*Collected data*.
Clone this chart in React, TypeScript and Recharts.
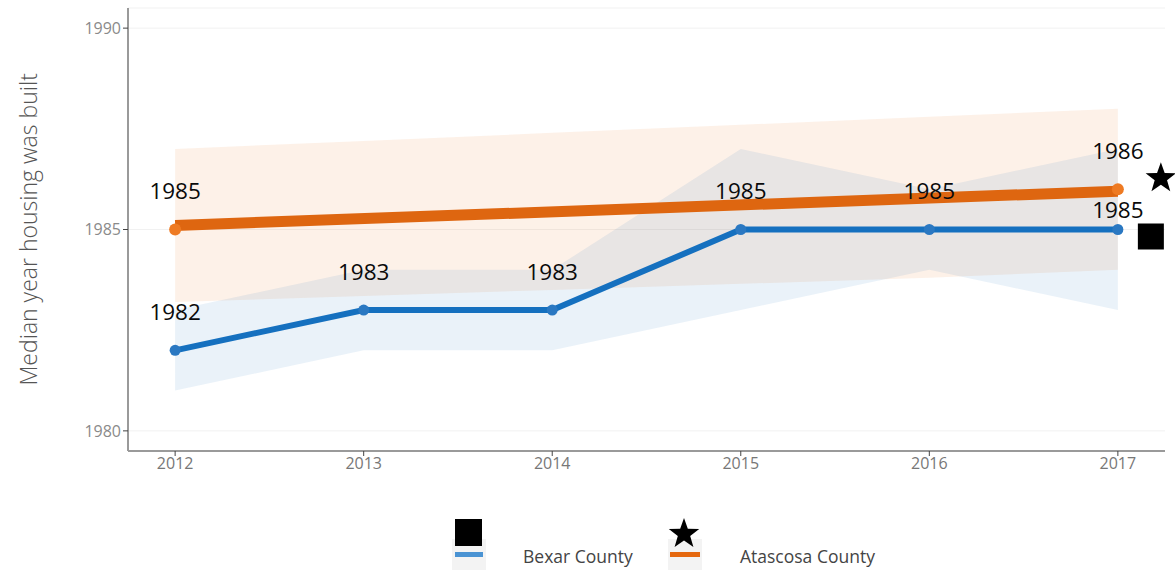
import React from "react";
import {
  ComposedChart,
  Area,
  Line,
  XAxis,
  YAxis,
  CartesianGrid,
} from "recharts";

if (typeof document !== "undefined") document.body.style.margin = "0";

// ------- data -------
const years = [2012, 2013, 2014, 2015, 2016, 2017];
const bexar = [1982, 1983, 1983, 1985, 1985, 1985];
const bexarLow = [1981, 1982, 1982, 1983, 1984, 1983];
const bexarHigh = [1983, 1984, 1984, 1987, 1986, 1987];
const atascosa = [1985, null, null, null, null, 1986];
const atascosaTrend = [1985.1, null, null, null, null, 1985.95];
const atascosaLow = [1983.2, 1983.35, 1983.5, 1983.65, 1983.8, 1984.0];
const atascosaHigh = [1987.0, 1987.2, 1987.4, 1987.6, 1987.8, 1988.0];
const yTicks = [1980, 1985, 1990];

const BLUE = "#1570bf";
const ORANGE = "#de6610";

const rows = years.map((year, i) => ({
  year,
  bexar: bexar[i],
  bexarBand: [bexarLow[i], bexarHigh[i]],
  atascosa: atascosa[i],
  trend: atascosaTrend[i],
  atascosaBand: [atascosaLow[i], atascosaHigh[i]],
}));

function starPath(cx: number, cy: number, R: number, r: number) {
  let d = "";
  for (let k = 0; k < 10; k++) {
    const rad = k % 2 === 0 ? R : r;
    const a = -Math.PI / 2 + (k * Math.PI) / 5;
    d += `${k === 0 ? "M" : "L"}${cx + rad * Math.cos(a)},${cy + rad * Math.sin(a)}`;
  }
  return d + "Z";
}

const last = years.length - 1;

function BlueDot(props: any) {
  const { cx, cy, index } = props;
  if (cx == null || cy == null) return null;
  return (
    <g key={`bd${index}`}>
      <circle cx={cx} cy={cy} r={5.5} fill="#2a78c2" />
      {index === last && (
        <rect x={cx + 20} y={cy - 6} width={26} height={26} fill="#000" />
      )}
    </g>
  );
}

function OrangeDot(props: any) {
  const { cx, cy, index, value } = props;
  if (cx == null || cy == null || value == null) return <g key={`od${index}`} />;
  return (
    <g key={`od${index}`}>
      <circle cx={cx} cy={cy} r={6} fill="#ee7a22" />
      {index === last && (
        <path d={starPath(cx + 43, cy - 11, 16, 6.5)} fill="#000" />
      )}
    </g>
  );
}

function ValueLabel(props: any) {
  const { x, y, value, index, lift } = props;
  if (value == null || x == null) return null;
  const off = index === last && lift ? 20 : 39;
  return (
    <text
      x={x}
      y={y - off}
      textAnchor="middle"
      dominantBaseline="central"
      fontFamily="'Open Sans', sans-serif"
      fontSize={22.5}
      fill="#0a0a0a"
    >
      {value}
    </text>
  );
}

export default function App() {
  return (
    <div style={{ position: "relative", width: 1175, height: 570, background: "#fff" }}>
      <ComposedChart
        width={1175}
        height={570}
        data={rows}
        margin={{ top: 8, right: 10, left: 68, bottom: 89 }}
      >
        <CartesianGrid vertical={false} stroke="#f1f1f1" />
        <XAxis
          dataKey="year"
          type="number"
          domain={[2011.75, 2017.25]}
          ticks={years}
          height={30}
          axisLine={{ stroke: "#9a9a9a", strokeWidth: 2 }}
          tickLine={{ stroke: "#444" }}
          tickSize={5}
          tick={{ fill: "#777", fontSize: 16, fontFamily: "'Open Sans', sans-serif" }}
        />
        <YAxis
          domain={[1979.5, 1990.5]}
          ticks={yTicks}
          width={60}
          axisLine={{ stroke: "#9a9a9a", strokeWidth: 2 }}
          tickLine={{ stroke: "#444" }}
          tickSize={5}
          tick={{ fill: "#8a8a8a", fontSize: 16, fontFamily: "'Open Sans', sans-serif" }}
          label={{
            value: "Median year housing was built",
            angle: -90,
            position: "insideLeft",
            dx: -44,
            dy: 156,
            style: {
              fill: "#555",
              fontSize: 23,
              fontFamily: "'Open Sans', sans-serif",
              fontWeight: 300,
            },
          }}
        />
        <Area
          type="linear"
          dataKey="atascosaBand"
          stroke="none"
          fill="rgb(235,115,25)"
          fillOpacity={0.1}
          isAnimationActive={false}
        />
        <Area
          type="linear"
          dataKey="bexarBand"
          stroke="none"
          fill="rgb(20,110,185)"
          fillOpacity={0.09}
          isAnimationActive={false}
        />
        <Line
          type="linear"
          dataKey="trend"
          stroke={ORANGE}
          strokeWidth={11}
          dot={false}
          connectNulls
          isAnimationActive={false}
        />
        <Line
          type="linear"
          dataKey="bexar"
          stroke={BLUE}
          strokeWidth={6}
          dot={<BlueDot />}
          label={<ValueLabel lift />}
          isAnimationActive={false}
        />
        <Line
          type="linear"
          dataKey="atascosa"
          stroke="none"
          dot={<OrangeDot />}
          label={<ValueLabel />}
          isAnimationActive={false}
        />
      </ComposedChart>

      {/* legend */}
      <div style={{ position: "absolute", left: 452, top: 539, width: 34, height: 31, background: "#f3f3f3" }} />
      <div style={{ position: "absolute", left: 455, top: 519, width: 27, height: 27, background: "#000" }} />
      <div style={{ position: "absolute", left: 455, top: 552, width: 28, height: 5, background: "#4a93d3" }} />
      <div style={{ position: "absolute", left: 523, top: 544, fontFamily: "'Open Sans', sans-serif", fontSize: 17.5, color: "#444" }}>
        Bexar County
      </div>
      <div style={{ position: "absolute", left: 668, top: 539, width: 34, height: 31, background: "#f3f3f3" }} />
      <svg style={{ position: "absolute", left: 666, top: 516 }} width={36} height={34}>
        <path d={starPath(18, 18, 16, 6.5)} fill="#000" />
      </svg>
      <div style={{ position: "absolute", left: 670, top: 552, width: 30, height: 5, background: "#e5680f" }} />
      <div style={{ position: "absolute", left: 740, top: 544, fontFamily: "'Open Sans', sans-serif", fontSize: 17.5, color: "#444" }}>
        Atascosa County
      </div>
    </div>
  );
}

*Required task*. Copy each line in full and exactly, omitting any picture.

*Solved exercise*.
Clone this chart in React, TypeScript and Recharts.
import React from "react";
import {
  ComposedChart,
  Area,
  Line,
  XAxis,
  YAxis,
  CartesianGrid,
} from "recharts";

if (typeof document !== "undefined") document.body.style.margin = "0";

// ------- data -------
const years = [2012, 2013, 2014, 2015, 2016, 2017];
const bexar = [1982, 1983, 1983, 1985, 1985, 1985];
const bexarLow = [1981, 1982, 1982, 1983, 1984, 1983];
const bexarHigh = [1983, 1984, 1984, 1987, 1986, 1987];
const atascosa = [1985, null, null, null, null, 1986];
const atascosaTrend = [1985.1, null, null, null, null, 1985.95];
const atascosaLow = [1983.2, 1983.35, 1983.5, 1983.65, 1983.8, 1984.0];
const atascosaHigh = [1987.0, 1987.2, 1987.4, 1987.6, 1987.8, 1988.0];
const yTicks = [1980, 1985, 1990];

const BLUE = "#1570bf";
const ORANGE = "#de6610";

const rows = years.map((year, i) => ({
  year,
  bexar: bexar[i],
  bexarBand: [bexarLow[i], bexarHigh[i]],
  atascosa: atascosa[i],
  trend: atascosaTrend[i],
  atascosaBand: [atascosaLow[i], atascosaHigh[i]],
}));

function starPath(cx: number, cy: number, R: number, r: number) {
  let d = "";
  for (let k = 0; k < 10; k++) {
    const rad = k % 2 === 0 ? R : r;
    const a = -Math.PI / 2 + (k * Math.PI) / 5;
    d += `${k === 0 ? "M" : "L"}${cx + rad * Math.cos(a)},${cy + rad * Math.sin(a)}`;
  }
  return d + "Z";
}

const last = years.length - 1;

function BlueDot(props: any) {
  const { cx, cy, index } = props;
  if (cx == null || cy == null) return null;
  return (
    <g key={`bd${index}`}>
      <circle cx={cx} cy={cy} r={5.5} fill="#2a78c2" />
      {index === last && (
        <rect x={cx + 20} y={cy - 6} width={26} height={26} fill="#000" />
      )}
    </g>
  );
}

function OrangeDot(props: any) {
  const { cx, cy, index, value } = props;
  if (cx == null || cy == null || value == null) return <g key={`od${index}`} />;
  return (
    <g key={`od${index}`}>
      <circle cx={cx} cy={cy} r={6} fill="#ee7a22" />
      {index === last && (
        <path d={starPath(cx + 43, cy - 11, 16, 6.5)} fill="#000" />
      )}
    </g>
  );
}

function ValueLabel(props: any) {
  const { x, y, value, index, lift } = props;
  if (value == null || x == null) return null;
  const off = index === last && lift ? 20 : 39;
  return (
    <text
      x={x}
      y={y - off}
      textAnchor="middle"
      dominantBaseline="central"
      fontFamily="'Open Sans', sans-serif"
      fontSize={22.5}
      fill="#0a0a0a"
    >
      {value}
    </text>
  );
}

export default function App() {
  return (
    <div style={{ position: "relative", width: 1175, height: 570, background: "#fff" }}>
      <ComposedChart
        width={1175}
        height={570}
        data={rows}
        margin={{ top: 8, right: 10, left: 68, bottom: 89 }}
      >
        <CartesianGrid vertical={false} stroke="#f1f1f1" />
        <XAxis
          dataKey="year"
          type="number"
          domain={[2011.75, 2017.25]}
          ticks={years}
          height={30}
          axisLine={{ stroke: "#9a9a9a", strokeWidth: 2 }}
          tickLine={{ stroke: "#444" }}
          tickSize={5}
          tick={{ fill: "#777", fontSize: 16, fontFamily: "'Open Sans', sans-serif" }}
        />
        <YAxis
          domain={[1979.5, 1990.5]}
          ticks={yTicks}
          width={60}
          axisLine={{ stroke: "#9a9a9a", strokeWidth: 2 }}
          tickLine={{ stroke: "#444" }}
          tickSize={5}
          tick={{ fill: "#8a8a8a", fontSize: 16, fontFamily: "'Open Sans', sans-serif" }}
          label={{
            value: "Median year housing was built",
            angle: -90,
            position: "insideLeft",
            dx: -44,
            dy: 156,
            style: {
              fill: "#555",
              fontSize: 23,
              fontFamily: "'Open Sans', sans-serif",
              fontWeight: 300,
            },
          }}
        />
        <Area
          type="linear"
          dataKey="atascosaBand"
          stroke="none"
          fill="rgb(235,115,25)"
          fillOpacity={0.1}
          isAnimationActive={false}
        />
        <Area
          type="linear"
          dataKey="bexarBand"
          stroke="none"
          fill="rgb(20,110,185)"
          fillOpacity={0.09}
          isAnimationActive={false}
        />
        <Line
          type="linear"
          dataKey="trend"
          stroke={ORANGE}
          strokeWidth={11}
          dot={false}
          connectNulls
          isAnimationActive={false}
        />
        <Line
          type="linear"
          dataKey="bexar"
          stroke={BLUE}
          strokeWidth={6}
          dot={<BlueDot />}
          label={<ValueLabel lift />}
          isAnimationActive={false}
        />
        <Line
          type="linear"
          dataKey="atascosa"
          stroke="none"
          dot={<OrangeDot />}
          label={<ValueLabel />}
          isAnimationActive={false}
        />
      </ComposedChart>

      {/* legend */}
      <div style={{ position: "absolute", left: 452, top: 539, width: 34, height: 31, background: "#f3f3f3" }} />
      <div style={{ position: "absolute", left: 455, top: 519, width: 27, height: 27, background: "#000" }} />
      <div style={{ position: "absolute", left: 455, top: 552, width: 28, height: 5, background: "#4a93d3" }} />
      <div style={{ position: "absolute", left: 523, top: 544, fontFamily: "'Open Sans', sans-serif", fontSize: 17.5, color: "#444" }}>
        Bexar County
      </div>
      <div style={{ position: "absolute", left: 668, top: 539, width: 34, height: 31, background: "#f3f3f3" }} />
      <svg style={{ position: "absolute", left: 666, top: 516 }} width={36} height={34}>
        <path d={starPath(18, 18, 16, 6.5)} fill="#000" />
      </svg>
      <div style={{ position: "absolute", left: 670, top: 552, width: 30, height: 5, background: "#e5680f" }} />
      <div style={{ position: "absolute", left: 740, top: 544, fontFamily: "'Open Sans', sans-serif", fontSize: 17.5, color: "#444" }}>
        Atascosa County
      </div>
    </div>
  );
}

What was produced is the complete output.